Re: [PATCH mm/bpf v2] mm: bpf: add find_vma_no_check() without lockdep_assert on mm->mmap_lock

Jason Gunthorpe <jgg@xxxxxxxx> · Wed, 8 Sep 2021 20:33:31 -0300

On Wed, Sep 08, 2021 at 12:11:54PM -0700, Yonghong Song wrote:
> 
> 
> On 9/8/21 11:49 AM, Jason Gunthorpe wrote:
> > On Wed, Sep 08, 2021 at 06:30:52PM +0000, Liam Howlett wrote:
> > 
> > >   /* Look up the first VMA which satisfies  addr < vm_end,  NULL if none. */
> > > -struct vm_area_struct *find_vma(struct mm_struct *mm, unsigned long addr)
> > > +struct vm_area_struct *find_vma_non_owner(struct mm_struct *mm,
> > > +					 unsigned long addr)
> > >   {
> > >   	struct rb_node *rb_node;
> > >   	struct vm_area_struct *vma;
> > > -	mmap_assert_locked(mm);
> > > +	VM_BUG_ON_MM(!rwsem_is_locked(&mm->mmap_lock), mm);
> > >   	/* Check the cache first. */
> > >   	vma = vmacache_find(mm, addr);
> > >   	if (likely(vma))
> > > @@ -2325,6 +2326,11 @@ struct vm_area_struct *find_vma(struct mm_struct *mm, unsigned long addr)
> > >   	return vma;
> > >   }
> > > +struct vm_area_struct *find_vma(struct mm_struct *mm, unsigned long addr)
> > > +{
> > > +	lockdep_assert_held(&mm->mmap_lock);
> > > +	return find_vma_non_owner(mm, addr);
> > > +}
> > >   EXPORT_SYMBOL(find_vma);
> > >   /*
> > > 
> > > 
> > > Although this leaks more into the mm API and was referred to as ugly
> > > previously, it does provide a working solution and still maintains the
> > > same level of checking.
> > 
> > I think it is no better than before.
> > 
> > The solution must be to not break lockdep in the BPF side. If Peter's
> > reworked algorithm is not OK then BPF should drop/acquire the lockdep
> > when it punts the unlock to the WQ.
> 
> The current warning is triggered by bpf calling find_vma().

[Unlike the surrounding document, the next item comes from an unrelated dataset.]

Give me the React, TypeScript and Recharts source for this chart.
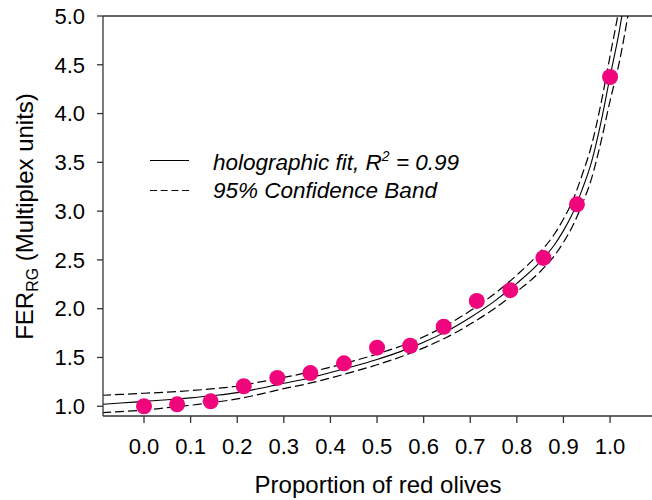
import React from 'react';
import { ComposedChart, Line, Scatter, XAxis, YAxis, ReferenceLine, Legend } from 'recharts';

const curveX = [-0.09, -0.05, 0, 0.05, 0.1, 0.15, 0.2, 0.25, 0.3, 0.35, 0.4, 0.45, 0.5, 0.55, 0.6, 0.65, 0.7, 0.75, 0.8, 0.85, 0.88, 0.9, 0.92, 0.94, 0.96, 0.98, 1.0, 1.02, 1.04];
const fitY = [1.02, 1.033, 1.05, 1.066, 1.086, 1.11, 1.14, 1.185, 1.235, 1.285, 1.345, 1.41, 1.48, 1.56, 1.655, 1.77, 1.91, 2.07, 2.26, 2.48, 2.65, 2.8, 2.98, 3.22, 3.5, 3.9, 4.38, 4.85, 5.45];
const upperY = [1.112, 1.121, 1.133, 1.145, 1.16, 1.18, 1.205, 1.25, 1.295, 1.345, 1.4, 1.465, 1.535, 1.615, 1.712, 1.832, 1.978, 2.145, 2.345, 2.58, 2.76, 2.92, 3.11, 3.37, 3.67, 4.09, 4.59, 5.1, 5.75];
const lowerY = [0.935, 0.945, 0.96, 0.985, 1.01, 1.04, 1.075, 1.125, 1.18, 1.23, 1.29, 1.355, 1.425, 1.505, 1.598, 1.708, 1.842, 1.995, 2.175, 2.38, 2.54, 2.68, 2.85, 3.07, 3.33, 3.7, 4.13, 4.53, 5.05];

// measured points
const proportion = [0, 0.071, 0.143, 0.214, 0.286, 0.357, 0.429, 0.5, 0.571, 0.643, 0.714, 0.786, 0.857, 0.929, 1.0];
const ferValues = [1.0, 1.02, 1.05, 1.205, 1.29, 1.34, 1.44, 1.6, 1.62, 1.815, 2.08, 2.19, 2.52, 3.07, 4.375];

const xTicks = [0, 0.1, 0.2, 0.3, 0.4, 0.5, 0.6, 0.7, 0.8, 0.9, 1.0];
const yTicks = [1.0, 1.5, 2.0, 2.5, 3.0, 3.5, 4.0, 4.5, 5.0];

const fitData = curveX.map((x, i) => ({ x, y: fitY[i] }));
const upperData = curveX.map((x, i) => ({ x, y: upperY[i] }));
const lowerData = curveX.map((x, i) => ({ x, y: lowerY[i] }));
const pointData = proportion.map((x, i) => ({ x, y: ferValues[i] }));

const FONT = '"Liberation Sans", Arial, Helvetica, sans-serif';
const PINK = '#F0067C';
const AXIS = '#333333';

const Dot = (p: any) => <circle cx={p.cx} cy={p.cy} r={8} fill={PINK} />;

const LegendBox = () => (
  <svg width={340} height={60} style={{ display: 'block', overflow: 'visible' }}>
    <line x1={10} y1={15.5} x2={49} y2={15.5} stroke="#000" strokeWidth={1.1} />
    <text x={73} y={24.5} fontSize={22.5} fontStyle="italic" fontFamily={FONT} fill="#000">
      holographic fit, R<tspan dy={-9} fontSize={14}>2</tspan>
      <tspan dy={9}> = 0.99</tspan>
    </text>
    <line x1={10} y1={45.5} x2={49} y2={45.5} stroke="#000" strokeWidth={1.1} strokeDasharray="7 3.7" />
    <text x={73} y={53} fontSize={22.5} fontStyle="italic" fontFamily={FONT} fill="#000">
      95% Confidence Band
    </text>
  </svg>
);

export default function App() {
  return (
    <div style={{ position: 'absolute', left: 0, top: 0, width: 652, height: 500, background: '#fff', fontFamily: FONT }}>
      <ComposedChart width={652} height={500} margin={{ top: 16, right: 0, bottom: 0, left: 0 }}>
        <XAxis
          type="number"
          dataKey="x"
          domain={[-0.088, 1.09]}
          ticks={xTicks}
          interval={0}
          allowDataOverflow
          tickFormatter={(v: number) => v.toFixed(1)}
          height={84}
          tickSize={7}
          tickMargin={15}
          stroke={AXIS}
          strokeWidth={1.3}
          tick={{ fill: '#000', fontSize: 22, fontFamily: FONT }}
        />
        <YAxis
          type="number"
          domain={[0.9, 5]}
          ticks={yTicks}
          interval={0}
          allowDataOverflow
          tickFormatter={(v: number) => v.toFixed(1)}
          width={103}
          tickSize={6}
          tickMargin={12}
          stroke={AXIS}
          strokeWidth={1.3}
          tick={{ fill: '#000', fontSize: 22, fontFamily: FONT }}
        />
        <ReferenceLine y={5} stroke={AXIS} strokeWidth={1.3} />
        <Legend
          layout="vertical"
          align="center"
          verticalAlign="middle"
          content={() => <LegendBox />}
          wrapperStyle={{ position: 'absolute', left: 140, top: 145, width: 340, height: 60 }}
        />
        <Line data={upperData} dataKey="y" type="monotone" stroke="#000" strokeWidth={1.2} strokeDasharray="9 4" dot={false} activeDot={false} isAnimationActive={false} legendType="none" />
        <Line data={lowerData} dataKey="y" type="monotone" stroke="#000" strokeWidth={1.2} strokeDasharray="9 4" dot={false} activeDot={false} isAnimationActive={false} legendType="none" />
        <Line data={fitData} dataKey="y" type="monotone" stroke="#000" strokeWidth={1.1} dot={false} activeDot={false} isAnimationActive={false} legendType="none" />
        <Scatter data={pointData} dataKey="y" shape={<Dot />} isAnimationActive={false} legendType="none" />
      </ComposedChart>
      <svg width={652} height={500} style={{ position: 'absolute', left: 0, top: 0, pointerEvents: 'none' }}>
        <text x={378} y={493} textAnchor="middle" fontSize={24} fontFamily={FONT} fill="#000">
          Proportion of red olives
        </text>
        <text transform="translate(33,216.5) rotate(-90)" textAnchor="middle" fontSize={24} fontFamily={FONT} fill="#000">
          FER<tspan fontSize={16} dy={5}>RG</tspan>
          <tspan dy={-5}> (Multiplex units)</tspan>
        </text>
      </svg>
    </div>
  );
}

Yes, but that is because the lockdep has already been dropped.

It looks to me like it basically does this:

        mmap_read_trylock_non_owner(current->mm)

        vma = find_vma(current->mm, ips[i]);

        if (!work) {
                mmap_read_unlock_non_owner(current->mm);
        } else {
                work->mm = current->mm;
                irq_work_queue(&work->irq_work);

And the only reason for this lockdep madness is because the
irq_work_queue() does:

static void do_up_read(struct irq_work *entry)
{
        struct stack_map_irq_work *work;

        if (WARN_ON_ONCE(IS_ENABLED(CONFIG_PREEMPT_RT)))
                return;

        work = container_of(entry, struct stack_map_irq_work, irq_work);
        mmap_read_unlock_non_owner(work->mm);
}

This is all about deferring the unlock to outside an IRQ context. The
lockdep ownership is transfered from the IRQ to the work, which is
something that we don't usually do or model in lockdep.

Lockdep complains with the straightforward code because exiting an IRQ
with locks held is illegal.

The saner version is more like:

        mmap_read_trylock(current->mm)

        vma = find_vma(current->mm, ips[i]);

        if (!work) {
                mmap_read_unlock(current->mm);
        } else {
                work->mm = current->mm;
                <tell lockdep we really do mean to return with
		 the lock held>
                rwsem_release(&mm->mmap_lock.dep_map, _RET_IP_);
                irq_work_queue(&work->irq_work);

do_up_read():
       <tell lockdep the lock was already released from the map>
       mmap_read_unlock_non_owner(work->mm);

ie properly model in lockdep that ownership moves from the IRQ to the
work. At least we don't corrupt the core mm code with this insanity.

Jason